Sid Birchby, a pre-War fan, also had
his say:

"...As one who
has for thirty years been reading science fiction with no marked crumbling of
morals, I find the association [with horror, etc.] odd. ... After all, the mere
fact that a film deals with, say, a monster emerging from a flying saucer, does not
make it 'science fiction', any more than a handful of classic allusions make
Titus Andronicus a great play..." etc., etc.

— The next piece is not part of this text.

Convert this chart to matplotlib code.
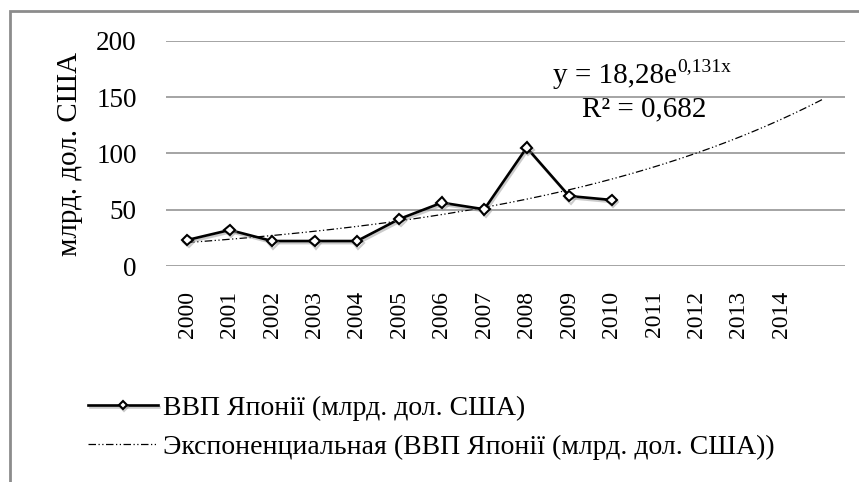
import numpy as np
import matplotlib
matplotlib.use("Agg")
import matplotlib.pyplot as plt
import matplotlib.patheffects as pe
from matplotlib.patches import Rectangle

plt.rcParams['font.family'] = ['Liberation Serif', 'DejaVu Serif']

# data
years = [str(y) for y in range(2000, 2015)]
gdp = [23.1, 32.0, 22.2, 22.2, 22.2, 41.8, 56.3, 50.4, 105.2, 62.2, 58.7]
series_name = 'ВВП Японії (млрд. дол. США)'
trend_name = 'Экспоненциальная (ВВП Японії (млрд. дол. США))'
# trendline as shown on the chart: y = 18,28 e^(0,131x), one period forecast
trend_a = 18.28
trend_b = 0.131
trend_forecast = 1

fig = plt.figure(figsize=(8.59, 4.82), dpi=100)
ax = fig.add_axes([166 / 859, 1 - 266 / 482, 679 / 859, 225 / 482])

# outer chart border
fig.patches.append(Rectangle((9.5 / 859, -0.05), 1.2, 1 - 11 / 482 + 0.05,
                             transform=fig.transFigure, fill=False,
                             edgecolor='#8c8c8c', lw=2))

x = np.arange(len(gdp))
ax.plot(x, gdp, color='black', lw=1.9, marker='D', ms=5.5,
        markerfacecolor='white', markeredgecolor='black', markeredgewidth=1.5,
        label=series_name, zorder=3,
        path_effects=[pe.SimpleLineShadow(offset=(1, -1.5), shadow_color='0.6', alpha=0.5),
                      pe.Normal()])

xt = np.linspace(0, len(years) - 1 + trend_forecast, 200)
yt = trend_a * np.exp(trend_b * (xt + 1))
ax.plot(xt, yt, color='black', lw=0.9, dashes=(6, 2, 1, 2, 1, 2),
        label=trend_name, zorder=2)

ax.set_xlim(-0.5, len(years) + trend_forecast - 0.5)
ax.set_ylim(0, 200)
ax.set_yticks([0, 50, 100, 150, 200])
ax.set_xticks(np.arange(len(years)))
ax.set_xticklabels(years, rotation=90)
ax.tick_params(axis='x', length=0, pad=18, labelsize=17)
ax.tick_params(axis='y', length=0, pad=21, labelsize=19.5)
for s in ax.spines.values():
    s.set_visible(False)
ax.grid(axis='y', color='#8c8c8c', lw=1.1)
ax.set_axisbelow(True)

ax.set_ylabel('млрд. дол. США', fontsize=21)
ax.yaxis.set_label_coords(-0.122, 0.5)

# trendline equation, superscript drawn as a separate smaller text
eq = ax.text((677 - 166) / 679, (266 - 76) / 225, 'y = 18,28e',
             transform=ax.transAxes, ha='right', va='center', fontsize=21)
ax.annotate('0,131x', xy=(1, 0.55), xycoords=eq, ha='left', va='bottom',
            fontsize=14)
ax.text((644 - 166) / 679, (266 - 109) / 225, 'R² = 0,682',
        transform=ax.transAxes, ha='center', va='center', fontsize=21)

fig.legend(loc='upper left', bbox_to_anchor=(77 / 859, 1 - 384 / 482),
           frameon=False, fontsize=20, handlelength=2.5, handletextpad=0.2,
           labelspacing=0.5, borderaxespad=0, markerscale=0.75)

fig.savefig('out.png', dpi=100)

Sid was sufficiently moved by the
occasion to sign his letter to these snobs 'B.Sc.Tech., A.M.I.C.E.'

And there was distant thunder from
Northern Ireland, from one Walter A. Willis:

"It is sad when
Hollywood producers bill cheap horror films as 'science fiction', but it is
alarming when a film society lets itself be taken in. Your attitude is all too
reminiscent of that of literary snobs to the film itself, twenty years
ago..."

Other fans rallied around, including
Ron Bennett and Manchester's Dave Cohen. Ron was the only fan to get a direct reply
from Miss Lejeune, possibly because he addressed her as 'Mr.':

"...Although the
subject [of SF films] doesn't fascinate me myself (perhaps because I'm a woman), I
know what very wide appeal it has, and feel that the Wanamaker people [huh??] are
misguided in putting a tabu (if in fact they have done so) on all films of
this kind..." etc., etc.

And finally, there was a reply from
the New Shakespeare Theatre Club itself, to all of the individuals who'd written to
them via Miss Lejeune:

"...appreciate
your kindness in making suggestions... The first General Meeting of the New
Shakespeare Film Society was held yesterday, when the question of the content of
films was briefly referred to and it was clearly the feeling of the meeting that
each film would be judged on its merits ... any serious science fiction film of
good quality would not be excluded solely on account of its subject
matter

# # # #

So that was the end of a tempest in
a tea-cup. But -- looking at the old APAzine from which most of the above was
taken, I've had a few thoughts.

Sid's use of those letters after his
name...

John Brunner wrote on World Science
Fiction Society-headed notepaper...

The triumphant result, puny though
the struggle was, of concerted action...

And the fact that this occurred in
November 1957.

It was the very next month that I
wrote a rabble-rousing piece so stirring that at the next Convention, mid-1958,
various fans, principally Terry Jeeves and Eric Bentcliffe, got together and formed
the BSFA -- the British Science Fiction Association. British fans then had the
headed note-paper, the voice to represent them, the works. The BSFA is still going,
after 37 years.

Is it possible that the original
source, the straw which did the damage, that eventually led to formation of the
BSFA, was the collective fuddy-duddies of the New Shakespeare Film Society?